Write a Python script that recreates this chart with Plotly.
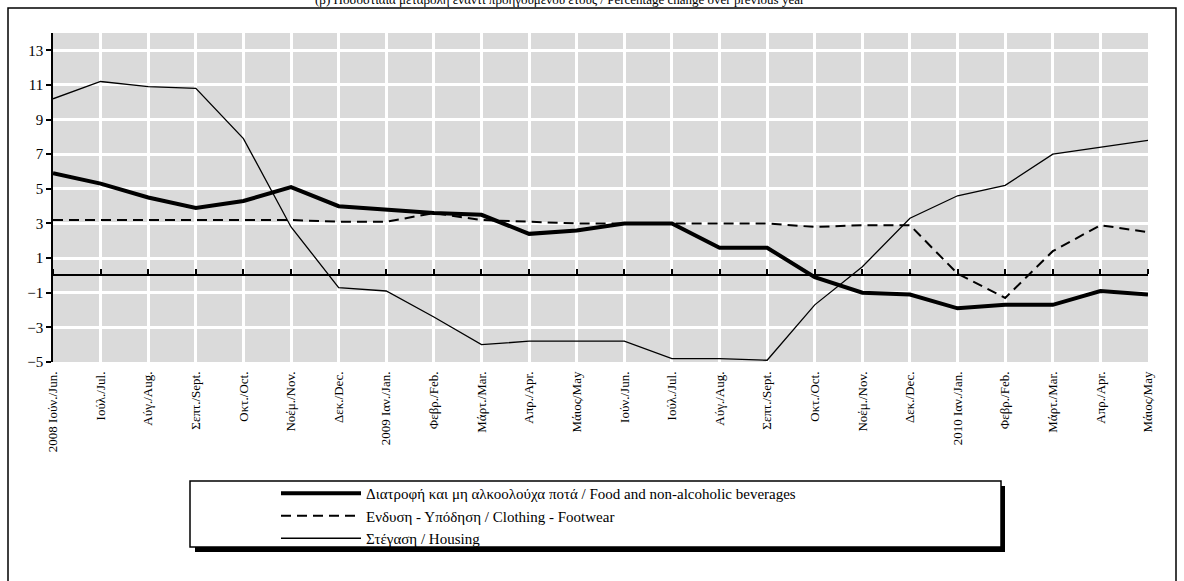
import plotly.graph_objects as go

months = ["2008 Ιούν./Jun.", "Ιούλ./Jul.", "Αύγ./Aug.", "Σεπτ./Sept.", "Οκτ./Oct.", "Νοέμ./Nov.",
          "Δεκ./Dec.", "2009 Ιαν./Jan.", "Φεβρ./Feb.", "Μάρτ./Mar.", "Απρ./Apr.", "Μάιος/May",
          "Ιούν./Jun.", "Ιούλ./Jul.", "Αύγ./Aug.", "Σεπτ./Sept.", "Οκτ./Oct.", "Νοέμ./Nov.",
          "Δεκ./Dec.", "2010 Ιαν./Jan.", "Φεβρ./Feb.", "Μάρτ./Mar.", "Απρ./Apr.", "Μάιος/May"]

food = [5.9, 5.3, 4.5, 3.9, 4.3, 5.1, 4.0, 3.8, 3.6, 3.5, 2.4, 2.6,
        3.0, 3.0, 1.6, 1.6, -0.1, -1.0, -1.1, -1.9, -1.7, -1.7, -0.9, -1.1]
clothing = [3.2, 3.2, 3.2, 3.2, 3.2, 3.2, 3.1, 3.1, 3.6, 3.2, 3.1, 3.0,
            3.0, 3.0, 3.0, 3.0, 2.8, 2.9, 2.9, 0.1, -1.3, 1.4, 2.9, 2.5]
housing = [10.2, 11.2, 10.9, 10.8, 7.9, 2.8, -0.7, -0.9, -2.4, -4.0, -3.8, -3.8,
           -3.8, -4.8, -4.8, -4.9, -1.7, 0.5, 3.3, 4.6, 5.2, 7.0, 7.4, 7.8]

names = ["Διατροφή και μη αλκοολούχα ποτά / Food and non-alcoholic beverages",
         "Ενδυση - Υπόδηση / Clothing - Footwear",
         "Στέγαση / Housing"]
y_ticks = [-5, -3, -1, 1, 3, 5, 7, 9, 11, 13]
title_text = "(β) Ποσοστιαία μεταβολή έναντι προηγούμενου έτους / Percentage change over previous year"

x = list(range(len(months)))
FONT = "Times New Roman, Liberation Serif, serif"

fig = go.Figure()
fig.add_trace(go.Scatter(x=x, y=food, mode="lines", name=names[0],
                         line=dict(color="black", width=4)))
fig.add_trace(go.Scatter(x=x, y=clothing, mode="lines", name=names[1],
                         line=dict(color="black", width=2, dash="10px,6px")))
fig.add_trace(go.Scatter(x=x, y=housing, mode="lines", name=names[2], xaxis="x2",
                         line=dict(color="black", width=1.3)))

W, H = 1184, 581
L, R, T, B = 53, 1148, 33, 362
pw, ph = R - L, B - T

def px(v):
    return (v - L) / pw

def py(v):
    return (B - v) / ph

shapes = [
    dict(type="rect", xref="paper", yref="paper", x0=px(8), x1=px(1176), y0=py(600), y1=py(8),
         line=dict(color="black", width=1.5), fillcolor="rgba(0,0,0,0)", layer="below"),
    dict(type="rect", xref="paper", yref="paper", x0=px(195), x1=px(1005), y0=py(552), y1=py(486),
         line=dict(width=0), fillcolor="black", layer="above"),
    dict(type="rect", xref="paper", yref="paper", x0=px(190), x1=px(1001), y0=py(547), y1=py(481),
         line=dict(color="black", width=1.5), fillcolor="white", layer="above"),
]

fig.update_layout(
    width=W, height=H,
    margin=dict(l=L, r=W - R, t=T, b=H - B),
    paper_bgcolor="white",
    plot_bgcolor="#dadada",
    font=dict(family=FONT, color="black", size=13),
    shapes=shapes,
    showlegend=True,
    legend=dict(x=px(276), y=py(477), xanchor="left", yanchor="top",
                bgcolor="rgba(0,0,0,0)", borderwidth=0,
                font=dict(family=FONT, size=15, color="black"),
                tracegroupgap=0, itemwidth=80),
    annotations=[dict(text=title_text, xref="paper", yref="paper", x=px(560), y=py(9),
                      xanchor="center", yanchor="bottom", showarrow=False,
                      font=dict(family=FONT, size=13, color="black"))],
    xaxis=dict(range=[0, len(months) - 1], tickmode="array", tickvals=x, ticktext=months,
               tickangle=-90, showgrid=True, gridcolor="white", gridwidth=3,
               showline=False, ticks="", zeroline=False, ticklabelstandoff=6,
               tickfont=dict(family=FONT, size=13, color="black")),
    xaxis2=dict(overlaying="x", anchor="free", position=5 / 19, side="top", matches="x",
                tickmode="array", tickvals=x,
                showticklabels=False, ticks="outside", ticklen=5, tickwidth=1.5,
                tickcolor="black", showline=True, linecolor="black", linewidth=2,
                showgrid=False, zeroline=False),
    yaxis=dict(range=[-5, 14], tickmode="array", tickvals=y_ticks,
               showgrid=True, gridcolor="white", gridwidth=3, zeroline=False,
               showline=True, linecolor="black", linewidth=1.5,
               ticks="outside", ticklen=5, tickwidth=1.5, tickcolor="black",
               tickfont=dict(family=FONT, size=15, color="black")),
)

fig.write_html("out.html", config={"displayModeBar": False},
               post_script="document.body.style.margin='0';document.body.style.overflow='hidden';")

*Directions*: Reproduce each line exactly as it appears, omitting the pictures.

*Solution to the exercise*:
Write a Python script that recreates this chart with Plotly.
import plotly.graph_objects as go

months = ["2008 Ιούν./Jun.", "Ιούλ./Jul.", "Αύγ./Aug.", "Σεπτ./Sept.", "Οκτ./Oct.", "Νοέμ./Nov.",
          "Δεκ./Dec.", "2009 Ιαν./Jan.", "Φεβρ./Feb.", "Μάρτ./Mar.", "Απρ./Apr.", "Μάιος/May",
          "Ιούν./Jun.", "Ιούλ./Jul.", "Αύγ./Aug.", "Σεπτ./Sept.", "Οκτ./Oct.", "Νοέμ./Nov.",
          "Δεκ./Dec.", "2010 Ιαν./Jan.", "Φεβρ./Feb.", "Μάρτ./Mar.", "Απρ./Apr.", "Μάιος/May"]

food = [5.9, 5.3, 4.5, 3.9, 4.3, 5.1, 4.0, 3.8, 3.6, 3.5, 2.4, 2.6,
        3.0, 3.0, 1.6, 1.6, -0.1, -1.0, -1.1, -1.9, -1.7, -1.7, -0.9, -1.1]
clothing = [3.2, 3.2, 3.2, 3.2, 3.2, 3.2, 3.1, 3.1, 3.6, 3.2, 3.1, 3.0,
            3.0, 3.0, 3.0, 3.0, 2.8, 2.9, 2.9, 0.1, -1.3, 1.4, 2.9, 2.5]
housing = [10.2, 11.2, 10.9, 10.8, 7.9, 2.8, -0.7, -0.9, -2.4, -4.0, -3.8, -3.8,
           -3.8, -4.8, -4.8, -4.9, -1.7, 0.5, 3.3, 4.6, 5.2, 7.0, 7.4, 7.8]

names = ["Διατροφή και μη αλκοολούχα ποτά / Food and non-alcoholic beverages",
         "Ενδυση - Υπόδηση / Clothing - Footwear",
         "Στέγαση / Housing"]
y_ticks = [-5, -3, -1, 1, 3, 5, 7, 9, 11, 13]
title_text = "(β) Ποσοστιαία μεταβολή έναντι προηγούμενου έτους / Percentage change over previous year"

x = list(range(len(months)))
FONT = "Times New Roman, Liberation Serif, serif"

fig = go.Figure()
fig.add_trace(go.Scatter(x=x, y=food, mode="lines", name=names[0],
                         line=dict(color="black", width=4)))
fig.add_trace(go.Scatter(x=x, y=clothing, mode="lines", name=names[1],
                         line=dict(color="black", width=2, dash="10px,6px")))
fig.add_trace(go.Scatter(x=x, y=housing, mode="lines", name=names[2], xaxis="x2",
                         line=dict(color="black", width=1.3)))

W, H = 1184, 581
L, R, T, B = 53, 1148, 33, 362
pw, ph = R - L, B - T

def px(v):
    return (v - L) / pw

def py(v):
    return (B - v) / ph

shapes = [
    dict(type="rect", xref="paper", yref="paper", x0=px(8), x1=px(1176), y0=py(600), y1=py(8),
         line=dict(color="black", width=1.5), fillcolor="rgba(0,0,0,0)", layer="below"),
    dict(type="rect", xref="paper", yref="paper", x0=px(195), x1=px(1005), y0=py(552), y1=py(486),
         line=dict(width=0), fillcolor="black", layer="above"),
    dict(type="rect", xref="paper", yref="paper", x0=px(190), x1=px(1001), y0=py(547), y1=py(481),
         line=dict(color="black", width=1.5), fillcolor="white", layer="above"),
]

fig.update_layout(
    width=W, height=H,
    margin=dict(l=L, r=W - R, t=T, b=H - B),
    paper_bgcolor="white",
    plot_bgcolor="#dadada",
    font=dict(family=FONT, color="black", size=13),
    shapes=shapes,
    showlegend=True,
    legend=dict(x=px(276), y=py(477), xanchor="left", yanchor="top",
                bgcolor="rgba(0,0,0,0)", borderwidth=0,
                font=dict(family=FONT, size=15, color="black"),
                tracegroupgap=0, itemwidth=80),
    annotations=[dict(text=title_text, xref="paper", yref="paper", x=px(560), y=py(9),
                      xanchor="center", yanchor="bottom", showarrow=False,
                      font=dict(family=FONT, size=13, color="black"))],
    xaxis=dict(range=[0, len(months) - 1], tickmode="array", tickvals=x, ticktext=months,
               tickangle=-90, showgrid=True, gridcolor="white", gridwidth=3,
               showline=False, ticks="", zeroline=False, ticklabelstandoff=6,
               tickfont=dict(family=FONT, size=13, color="black")),
    xaxis2=dict(overlaying="x", anchor="free", position=5 / 19, side="top", matches="x",
                tickmode="array", tickvals=x,
                showticklabels=False, ticks="outside", ticklen=5, tickwidth=1.5,
                tickcolor="black", showline=True, linecolor="black", linewidth=2,
                showgrid=False, zeroline=False),
    yaxis=dict(range=[-5, 14], tickmode="array", tickvals=y_ticks,
               showgrid=True, gridcolor="white", gridwidth=3, zeroline=False,
               showline=True, linecolor="black", linewidth=1.5,
               ticks="outside", ticklen=5, tickwidth=1.5, tickcolor="black",
               tickfont=dict(family=FONT, size=15, color="black")),
)

fig.write_html("out.html", config={"displayModeBar": False},
               post_script="document.body.style.margin='0';document.body.style.overflow='hidden';")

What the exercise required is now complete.